While the decline in profit comes as no surprise, the change in leadership and a lack of an outlook for Crown Resorts Ltd's (ASX: CWN) troubled Macau operations have given investors little reason to stick around.
The rush for the exits sent the stock crashing 3.6% to $13.04 in early trade as the group posted a 17.9% decline in normalised net profit of $525.5 million and declared a final dividend of 19 cents a share to take its full year payout to 37 cents a share.
Both figures are in-line with market expectations but investors appear to be dumping Crown for its rival Echo Entertainment Group Ltd (ASX: EGP) after the latter posted a solid profit result yesterday.
Here are seven things you need to know about Crown's results:
- The market is troubled by James Packer's decision to hand over the chairmanship to Robert Rankin as Packer's name is synonymous with the group. However, management is trying to reassure investors that Packer will remain heavily involved with the group as he will take on a new executive director role to focus on the group's offshore operations, including its Melco Crown joint venture (JV).
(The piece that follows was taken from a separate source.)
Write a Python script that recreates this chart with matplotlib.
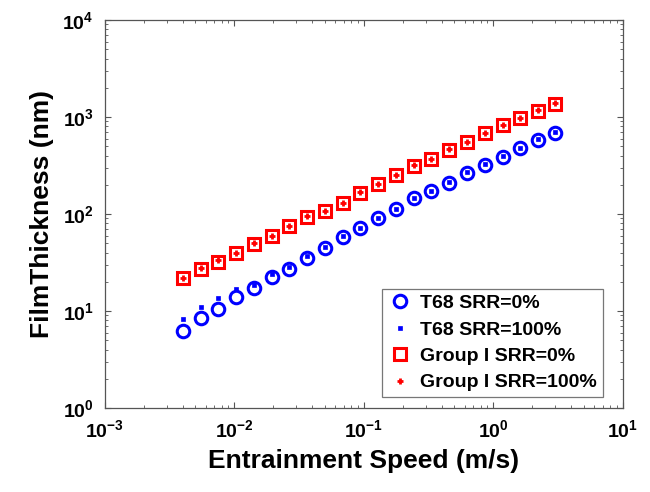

- That may be a good thing as Melco Crown's Macau business is the weakest link in the group with Crown's share of the normalised net profit from the JV nearly halving to $161.3 million due to declining patronage of VIP gamblers since the Chinese government started its sustained crackdown on corruption. Trading conditions in the second half of 2014-15 actually got worse in Macau and management has not given any indication that there's light at the end of this long dark tunnel.
- Melco Crown is building a second large scale resort called Studio City in Macau, which is on track to open on October 27 this year and on budget. But the company doesn't know how many gaming tables the local government will allow it to operate and management "remains concern about receiving materially fewer tables" than it requested. The profitability of Studio City hinges on the resort securing enough tables.
- The silver-lining is Crown Melbourne's results which were bolstered by the removal of a "Super Tax" on its VIP gambling operations. Normalised earnings before interest, tax, depreciation and amortisation (EBITDA) increased 17.8% to $662.1 million. A 6.9% increase in main floor gaming revenue and a 6.6% improvement in non-gaming revenue (i.e. hotels and restaurants) also contributed to the good result.
- Crown Perth is following a similar theme and has delivered growth, albeit at a more modest pace with normalised EBITDA increasing 5.3% to $254.4 million. A lower tax rate and a 2.6% advance in main floor gaming revenue and a 1.6% gain in non-gaming revenue helped push up its bottom line.
- But growth in Crown's Australian operations pales in comparison to the earnings growth delivered by Echo Entertainment, which runs the Star Casino in Sydney as well as the Treasury Casino in Brisbane and Jupiters Casino on the Gold Coast.
- It's the lack of a nearer-term catalyst for the stock that is weighing on Crown and I am not expecting the stock to outperform (barring some corporate action, such as the rumoured management buyout) even though I think Crown represents good longer-term value at the current price.